The character of the spirit Ariel will appear on stage as a large-scale computer animation, but one that varies with each performance because its movements and voice are controlled by a live actor. As a result, the production will retain all the spontaneity of live theater, while exploiting the unique capabilities of digital technology to convey Ariel’s magic nature.
The actor playing Ariel will be trapped in a small cage in full view of the audience, with sensors strapped to her head, wrist, elbows, hands, waist, knees and ankles, and special gloves that will allow for more nuanced control over facial expressions. The actor’s movements will control the movements of the animation--a kind of virtual puppet. The digital technology will enable Ariel to appear and disappear in a sparkle of light, and to fly, grow, shrink, stretch and twirl. “Prospero’s magic is a perfect metaphor for contemporary digital media,” says Saltz.
Museum looks at photography’s future
The Georgia Museum of Art is currently showing two exhibitions of contemporary photography, one of works from eastern Germany and one of digital manipulations from Nash Editions.
The Ir-Real of the Real: Nine Photographers from Eastern Germany will be on exhibit through May 14. The exhibition examines the responses of artists living in two states in the former German Democratic Republic. Over the past decade, artists in eastern Germany have endeavored to escape from the situation in which they found themselves when the Communist state dissolved in 1989. Without money, respect or capitalist skills, they were regarded by their Western compatriots with contempt. As unification has proceeded, they have begun to develop their own distinctive voices.
Digital Frontiers: Photography’s Future at Nash Editions will be up through May 28. The works on display were produced at the Nash Editions studio in Manhattan Beach, Calif.

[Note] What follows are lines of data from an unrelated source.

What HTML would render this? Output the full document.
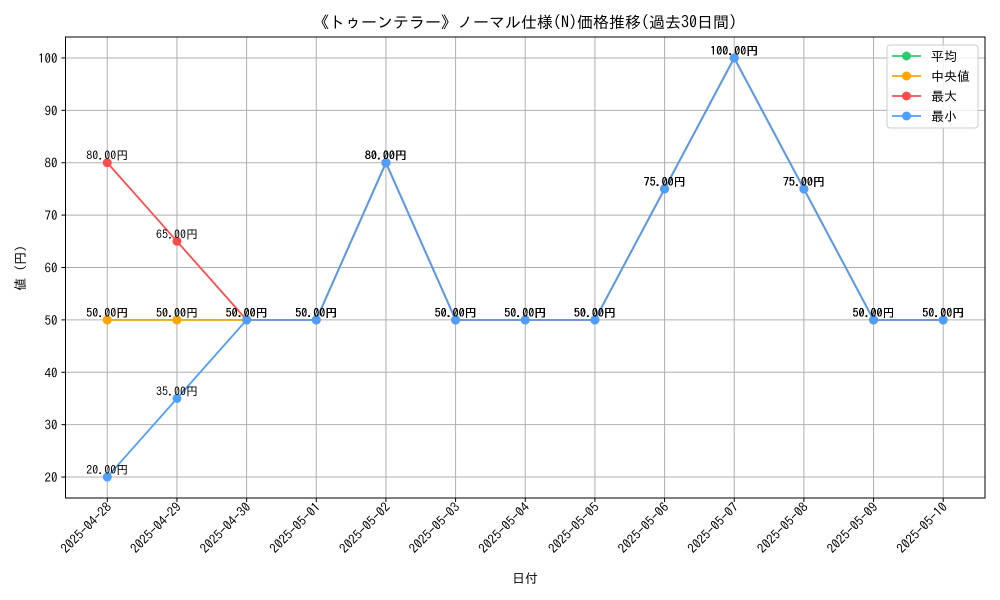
<!DOCTYPE html>
<html><head><meta charset="utf-8">
<style>
body{margin:0;background:#fff;}
svg{display:block;font-family:"IPAGothic","Liberation Sans","Noto Sans CJK JP",sans-serif;}
</style></head>
<body>
<svg id="chart" width="1000" height="600" viewBox="0 0 1000 600" xmlns="http://www.w3.org/2000/svg">
<text x="525" y="28" font-size="16" text-anchor="middle">《トゥーンテラー》ノーマル仕様(N)価格推移(過去30日間)</text>
<g id="grid"></g>
<g id="series"></g>
<g id="labels"></g>
<rect x="65.5" y="37" width="919.5" height="461" fill="none" stroke="#000" stroke-width="1"/>
<g id="axes"></g>
<text transform="translate(25,268) rotate(-90)" font-size="13" text-anchor="middle">値 (円)</text>
<text x="525" y="583" font-size="13" text-anchor="middle">日付</text>
<g>
<rect x="887" y="45" width="91" height="83" rx="3" fill="#fff" fill-opacity="0.8" stroke="#ccc"/>
<g id="legend-items"></g>
</g>
</svg>
<script>
const categories=["2025-04-28","2025-04-29","2025-04-30","2025-05-01","2025-05-02","2025-05-03","2025-05-04","2025-05-05","2025-05-06","2025-05-07","2025-05-08","2025-05-09","2025-05-10"];
const avgValues=[50,50,50,50,80,50,50,50,75,100,75,50,50];
const medianValues=[50,50,50,50,80,50,50,50,75,100,75,50,50];
const maxValues=[80,65,50,50,80,50,50,50,75,100,75,50,50];
const minValues=[20,35,50,50,80,50,50,50,75,100,75,50,50];
const yTicks=[20,30,40,50,60,70,80,90,100];
const seriesNames=["平均","中央値","最大","最小"];
const seriesColors=["#2ecc71","#ffa500","#ff4d4d","#4d9fff"];

const X0=65.5,X1=985,Y0=498,Y1=37;
const xMin=-0.6,xMax=categories.length-1+0.6,yMin=16,yMax=104;
const xs=i=>X0+(i-xMin)/(xMax-xMin)*(X1-X0);
const ys=v=>Y0-(v-yMin)/(yMax-yMin)*(Y0-Y1);
const NS="http://www.w3.org/2000/svg";
function mk(tag,parent,attrs){const e=document.createElementNS(NS,tag);for(const k in attrs)e.setAttribute(k,attrs[k]);parent.appendChild(e);return e;}
const grid=document.getElementById('grid'),axes=document.getElementById('axes');
yTicks.forEach(t=>{
  const y=ys(t);
  const g=mk('line',grid,{x1:X0,x2:X1,y1:y,y2:y,stroke:'#b0b0b0','stroke-width':1});
  
  
  mk('line',axes,{x1:X0-4,x2:X0,y1:y,y2:y,stroke:'#000'});
  const tl=mk('text',axes,{x:X0-8,y:y+5,'font-size':13,'text-anchor':'end'});
  tl.textContent=t;
  
  
});
categories.forEach((c,i)=>{
  const x=xs(i);
  const g=mk('line',grid,{x1:x,x2:x,y1:Y1,y2:Y0,stroke:'#b0b0b0','stroke-width':1});
  
  
  mk('line',axes,{x1:x,x2:x,y1:Y0,y2:Y0+4,stroke:'#000'});
  const tl=mk('text',axes,{transform:`translate(${x+5},${Y0+10}) rotate(-45)`,'font-size':13,'text-anchor':'end'});
  tl.textContent=c;
  
  
});
const seriesData=[avgValues,medianValues,maxValues,minValues];
const sg=document.getElementById('series'),lg=document.getElementById('labels');
seriesData.forEach((vals,s)=>{
  const p=mk('polyline',sg,{points:vals.map((v,i)=>xs(i)+','+ys(v)).join(' '),fill:'none',stroke:seriesColors[s],'stroke-width':1.8});
  
  
  vals.forEach((v,i)=>{
    const c=mk('circle',sg,{cx:xs(i),cy:ys(v),r:4.5,fill:seriesColors[s]});
    
    
    const t=mk('text',lg,{x:xs(i),y:ys(v)-3,'font-size':12,'text-anchor':'middle'});
    t.textContent=v.toFixed(2)+'円';
    
    
  });
});
const li=document.getElementById('legend-items');
seriesNames.forEach((n,s)=>{
  const y=56+s*20;
  const l=mk('line',li,{x1:892,x2:921,y1:y,y2:y,stroke:seriesColors[s],'stroke-width':1.8});
  
  
  const c=mk('circle',li,{cx:906.5,cy:y,r:4.5,fill:seriesColors[s]});
  
  
  const t=mk('text',li,{x:931,y:y+5,'font-size':13});
  t.textContent=(s===1?' ':'')+n;
  
  
});
</script>
</body></html>
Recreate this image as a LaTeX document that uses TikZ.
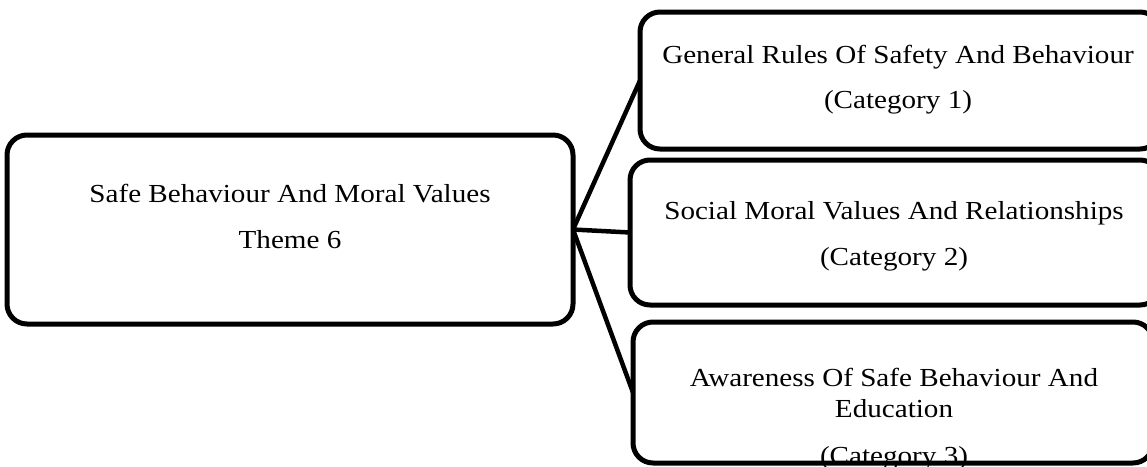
\documentclass[tikz,border=0pt]{standalone}
\usepackage{fontspec}
\setmainfont[FakeStretch=1.12]{Liberation Serif}
\begin{document}
\begin{tikzpicture}[x=1pt,y=-1pt,
  box/.style={draw=black, line width=5pt, rounded corners=20pt, inner sep=0pt, outer sep=0pt, rectangle},
  link/.style={draw=black, line width=4.5pt},
  txt/.style={anchor=base, inner sep=0pt, font=\fontsize{26}{31}\selectfont}]
  \clip (0,0) rectangle (1147,466);
  % labels
  \node[txt] (themeA) at (290,202) {Safe Behaviour And Moral Values};
  \node[txt] (themeB) at (290,248) {Theme 6};
  \node[txt] (cat1A) at (898,63) {General Rules Of Safety And Behaviour};
  \node[txt] (cat1B) at (898,108) {(Category 1)};
  \node[txt] (cat2A) at (894,219) {Social Moral Values And Relationships};
  \node[txt] (cat2B) at (894,265) {(Category 2)};
  \node[txt] (cat3A) at (894,386) {Awareness Of Safe Behaviour And};
  \node[txt] (cat3B) at (894,417) {Education};
  \node[txt] (cat3C) at (894,464) {(Category 3)};
  % frames
  \node[box, minimum width=566pt, minimum height=189pt] (theme) at (290,229.5) {};
  \node[box, minimum width=520pt, minimum height=137pt] (cat1) at (900,80.5) {};
  \node[box, minimum width=530pt, minimum height=145pt] (cat2) at (895,232.5) {};
  \node[box, minimum width=520pt, minimum height=141pt] (cat3) at (893,392.5) {};
  % connectors from the theme to each category
  \draw[link] (theme.east) -- (cat1.west);
  \draw[link] (theme.east) -- (cat2.west);
  \draw[link] (theme.east) -- (cat3.west);
\end{tikzpicture}
\end{document}
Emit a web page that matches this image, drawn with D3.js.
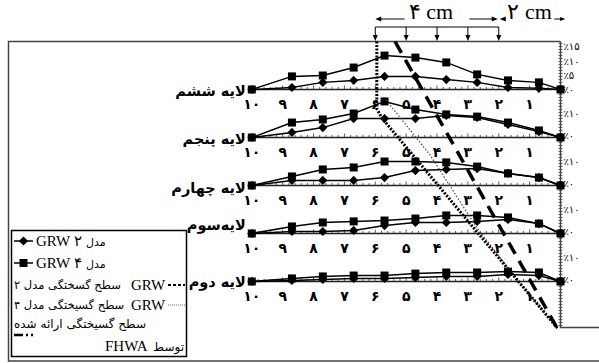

The first fine-art studio in the world dedicated to digital printmaking, Nash Editions was founded in 1991 by musician and photographer Graham Nash (of Crosby, Stills and Nash) and his colleague Mac Holbert.
The photographers who work at the studio use various tools of digital technology--primarily a computer, a scanner and a color ink-jet printer made by Iris Graphics. This technology allows photographers to think beyond conventions of traditional photography to new levels of photo imaging. Their approaches, like their subject matter, are diverse, ranging from mass media to seamless montages of found or invented pictures.